Ein Herr aus Luzern rief über lange Zeit einmal monatlich – immer an einem Montag – im Archiv an, um sich nach Dokumenten zu erkundigen, die eine Verehelichung des Dombaumeisters Adam Haresleben belegen würden. Reinhard Gruber wies höflich darauf hin, dass der Bestand nicht zu weit zurückreiche, worauf der Herr aus Luzern dankend das Gespräch beendete. Bis zum nächsten Monat.
Schon in seiner Kindheit zeigte sich sein historisches Interesse: Der zwölfjährige Reinhard Gruber gab seinen Klassenkameraden und Freunden Führungen im Zisterzienserstift Stams. Als Kind sammelte er Kirchenführer und sah sich auf Reisen jedes Gotteshaus an: „Meine Geschwister haben schon einen Horror gehabt.“ Seinen Eltern eröffnete er anlässlich seines ersten Besuchs im Stephansdom: „Ich will einen Schlüssel für diese Kirche!“
Seine Eltern förderten dieses Interesse und nach einem Theologiestudium in Innsbruck und Wien kam er 1995 als Faktotum an den Stephansdom, wo er zum Milleniumswechsel vom Domkapitel offiziell um Domarchivar ernannt wurde. Als „erster Domarchivar der Geschichte“ war er lange der „beste, schönste und gleichzeitig unfähigste“ Domarchivar in Personalunion. Inzwischen ist er nicht mehr der einzige.
Stolz ist Gruber auch auf den Kinderführer für den Stephansdom, den er verfasst hat, „Der Fenstergucker erzählt“. Nach langen Überlegungen setzte sich der berühmte „Fenstergucker“ gegen Steinengel und andere Konkurrenten durch und erklärt seither „Xandi“ und anderen Kindern den Dom.
Die dauernde Beschäftigung mit dem lange Vergangenen führt die eigene Endlichkeit stärker ins Bewusstsein: „Was bleibt von mir außer dem Aufbau eines Archivs?“ Diese Vorstellung erschreckt Reinhard Gruber aber weniger – immerhin sei er als erster Domarchivar von St. Stephan der Unsterblichkeit recht nahe gerückt. In der Pension möchte er (noch) ein Buch schreiben, als Titel schwebt ihm „Weihrauch und Exzess in St. Stephan“ vor – zumindest letzteres ist scherzhaft gemeint.
Privat bemüht sich der Archivar, dreimal in der Woche Sport zu machen. Einen Teil seines Arbeitsweges geht er zu Fuß. Theoretisch stünde ihm eine eigene Dienstwohnung am Stephansplatz zu, er bleibt aber lieber in seiner alten Wohnung, wo er sich um die Pflanzen in seiner Loggia kümmert und kocht. Da er „leidenschaftlicher Suppenesser“ ist, findet sich dort viel Liebstöckel, das Maggikraut.

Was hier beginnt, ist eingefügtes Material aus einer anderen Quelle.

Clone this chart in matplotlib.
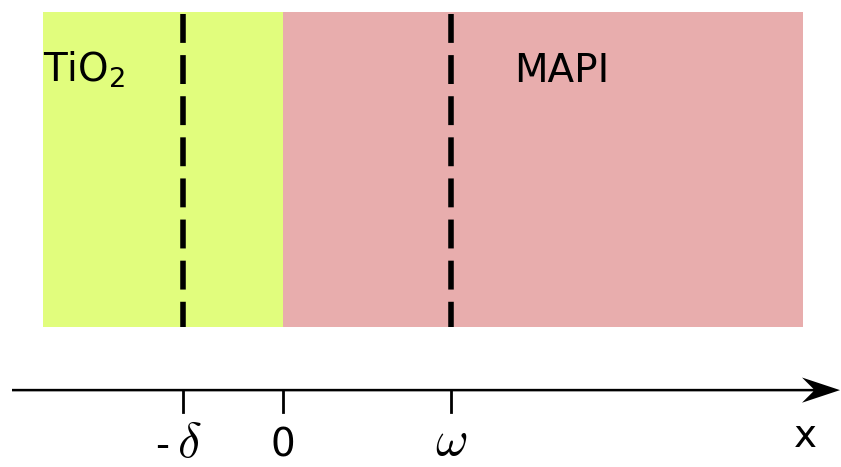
import matplotlib.pyplot as plt

# layer extents along x (arbitrary units, delta = 1)
layer_names = ["TiO$_2$", "MAPI"]
layer_edges = [-2.4, 0.0, 5.2]
layer_colors = ["#e1fd7d", "#e8adad"]

# dashed interfaces at -delta and omega
interfaces = [-1.0, 1.68]

# axis ticks
tick_pos = [-1.0, 0.0, 1.68]
tick_labels = ["-", "0", "$\\omega$"]

fig = plt.figure(figsize=(8.41, 4.67), dpi=100)
ax = fig.add_axes([0, 0, 1, 1])
ax.set_xlim(-2.83, 5.58)
ax.set_ylim(-0.444, 1.038)
ax.axis('off')

# coloured layers
for i in range(len(layer_names)):
    ax.fill_between([layer_edges[i], layer_edges[i + 1]], 0, 1,
                    color=layer_colors[i], lw=0)

ax.text(layer_edges[0], 0.778, layer_names[0], fontsize=28, ha='left', va='baseline')
ax.text(2.79, 0.778, layer_names[1], fontsize=28, ha='center', va='baseline')

# dashed interface lines
for xi in interfaces:
    ax.plot([xi, xi], [0.994, 0.0], color='black', lw=4,
            linestyle=(0, (5.2, 2.2)))

# x axis with arrow
ax.arrow(-2.71, -0.2, 8.28, 0, width=0.008, head_width=0.08, head_length=0.38,
         overhang=0.3, length_includes_head=True, color='black', lw=0)

for p in tick_pos:
    ax.plot([p, p], [-0.2, -0.27], color='black', lw=2)

# tick labels: minus sign in sans, greek letters in cm italic
ax.text(-1.21, -0.412, "-", fontsize=28, ha='center', va='baseline')
ax.text(-0.94, -0.412, "$\\delta$", fontsize=36, ha='center', va='baseline',
        math_fontfamily='cm')
ax.text(tick_pos[1], -0.412, tick_labels[1], fontsize=28, ha='center', va='baseline')
ax.text(tick_pos[2], -0.405, tick_labels[2], fontsize=36, ha='center', va='baseline',
        math_fontfamily='cm')

ax.text(5.22, -0.38, "x", fontsize=28, ha='center', va='baseline')

fig.savefig("out.png", dpi=100)
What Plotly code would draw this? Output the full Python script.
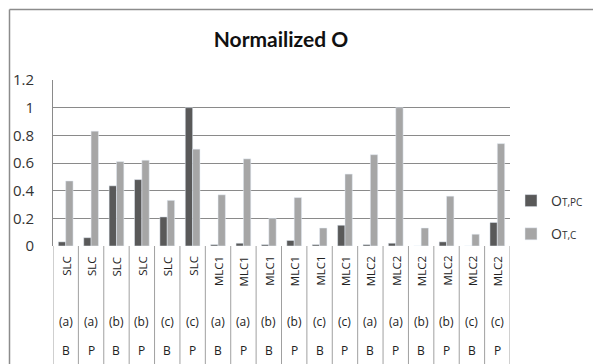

Seine Besuche in seinem Heimatort im Bezirk Imst nutzt er, um sich mit Graukäse einzudecken: „Graukas ist ein Hit.“ Für Wiener fügt er erklärend hinzu: „Stinkt wie die Pest, gibt’s nur in Tirol.“ Süßes mag er nicht, „da ist kein Speck dabei“. Einen „leichten Kulturstress“ attestiert er sich selbst. Mehrere Abonnements führen dazu, dass er regelmäßig von Konzert zu Oper zu Konzert eilt.
Einen pragmatischen Zugang hat Gruber zum Phänomen „Pokémon Go“, dem Smartphone-Spiel, das letztes Jahr dazu geführt hatte, dass Fans im Stephansdom nach Pokémons suchten: „Wenn es junge Leute dazu bringt, den Dom zu besuchen, hab‘ ich nichts dagegen.“ Er selbst, fügt er hinzu, hat noch kein Monster getroffen – „zumindest nicht in der virtuellen Welt“.

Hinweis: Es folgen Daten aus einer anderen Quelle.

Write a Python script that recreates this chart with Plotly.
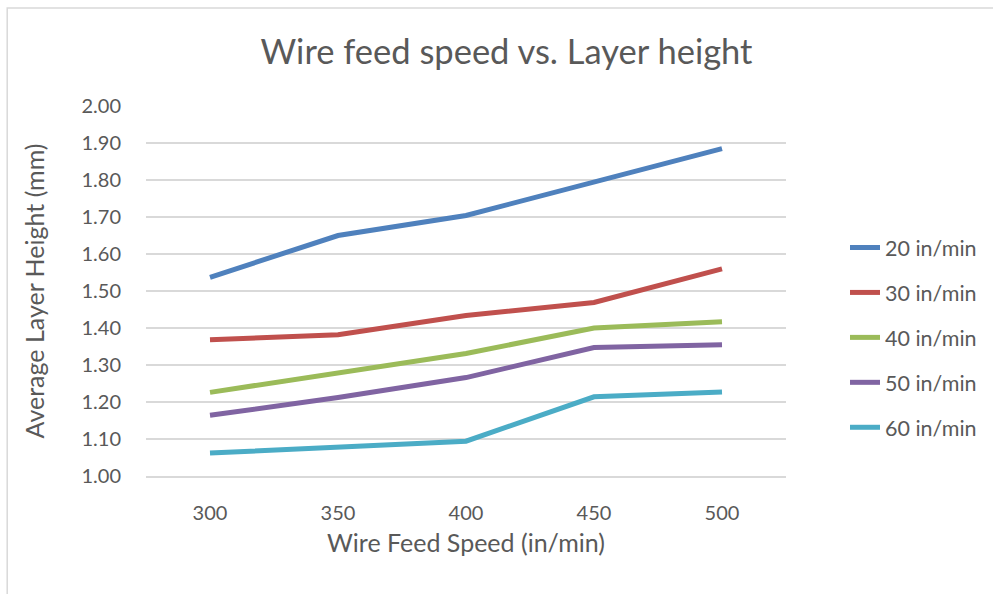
import plotly.graph_objects as go

# ---- data ----
wire_feed_speed = ["300", "350", "400", "450", "500"]
series_names = ["20 in/min", "30 in/min", "40 in/min", "50 in/min", "60 in/min"]
h_20 = [1.537, 1.650, 1.704, 1.796, 1.885]
h_30 = [1.368, 1.382, 1.434, 1.469, 1.560]
h_40 = [1.226, 1.277, 1.331, 1.400, 1.417]
h_50 = [1.164, 1.212, 1.266, 1.347, 1.355]
h_60 = [1.062, 1.077, 1.094, 1.214, 1.227]
y_ticks = [1.0, 1.1, 1.2, 1.3, 1.4, 1.5, 1.6, 1.7, 1.8, 1.9, 2.0]
y_tick_labels = ["1.00", "1.10", "1.20", "1.30", "1.40", "1.50", "1.60", "1.70", "1.80", "1.90", "2.00"]

series_values = [h_20, h_30, h_40, h_50, h_60]
colors = ["#4F81BD", "#C0504D", "#9BBB59", "#8064A2", "#4BACC6"]

FONT = "Lato"
TXT = "#595959"
GRID = "#D9D9D9"

fig = go.Figure()
for i, (name, vals) in enumerate(zip(series_names, series_values)):
    fig.add_trace(go.Scatter(
        x=wire_feed_speed, y=vals, name=name, mode="lines",
        line=dict(color=colors[i], width=5),
        legendgroup=name,
    ))

W, H = 993, 594
ml, mr, mt, mb = 146, 206, 106, 118
pw = W - ml - mr
ph = H - mt - mb

def px_x(p):
    return (p - ml) / pw

def px_y(p):
    return (H - mb - p) / ph

fig.update_layout(
    width=W, height=H,
    margin=dict(l=ml, r=mr, t=mt, b=mb, pad=0),
    paper_bgcolor="white", plot_bgcolor="white",
    font=dict(family=FONT, color=TXT, size=20),
    title=dict(text="Wire feed speed vs. Layer height", font=dict(size=34.5, color=TXT, family=FONT),
               x=506.5 / W, xanchor="center", xref="container",
               y=1 - 52 / H, yanchor="middle", yref="container"),
    xaxis=dict(type="category", range=[-0.5, 4.5], showgrid=False, showline=True,
               linecolor=GRID, linewidth=1.5, ticks="", ticklabelstandoff=18,
               tickfont=dict(size=20, color=TXT),
               title=dict(text="Wire Feed Speed (in/min)", font=dict(size=25, color=TXT), standoff=12),
               fixedrange=True),
    yaxis=dict(range=[1.0, 2.0], tickvals=y_ticks, ticktext=y_tick_labels, showgrid=True,
               gridcolor=GRID, gridwidth=1.5, zeroline=False, showline=False, ticks="",
               ticklabelstandoff=24, tickfont=dict(size=20, color=TXT),
               title=dict(text="Average Layer Height (mm)", font=dict(size=25, color=TXT), standoff=29),
               fixedrange=True),
    legend=dict(x=px_x(845), xanchor="left", y=px_y(227), yanchor="top",
                font=dict(size=21.5, color=TXT), tracegroupgap=14, bgcolor="rgba(0,0,0,0)",
                borderwidth=0),
    showlegend=True,
    shapes=[dict(type="rect", xref="paper", yref="paper",
                 x0=px_x(7), x1=px_x(1010), y0=px_y(8), y1=px_y(620),
                 line=dict(color=GRID, width=1.5), layer="below")],
)

fig.write_html("out.html")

Selbst besucht er den Sonntagsgottesdienst nicht in St. Stephan, ihm „fällt immer etwas auf“, was Konzentration und Andacht stört. Auch zu Hause hat er keine Bilder vom Dom mehr. Abschließend fasst er seinen Werdegang noch einmal zusammen: „Ich bin bei Speck, Schnaps und Katholizismus groß geworden.“

Reinhard Gruber liebt seine Arbeit und präsentiert gerne alte Schätze aus dem Archiv.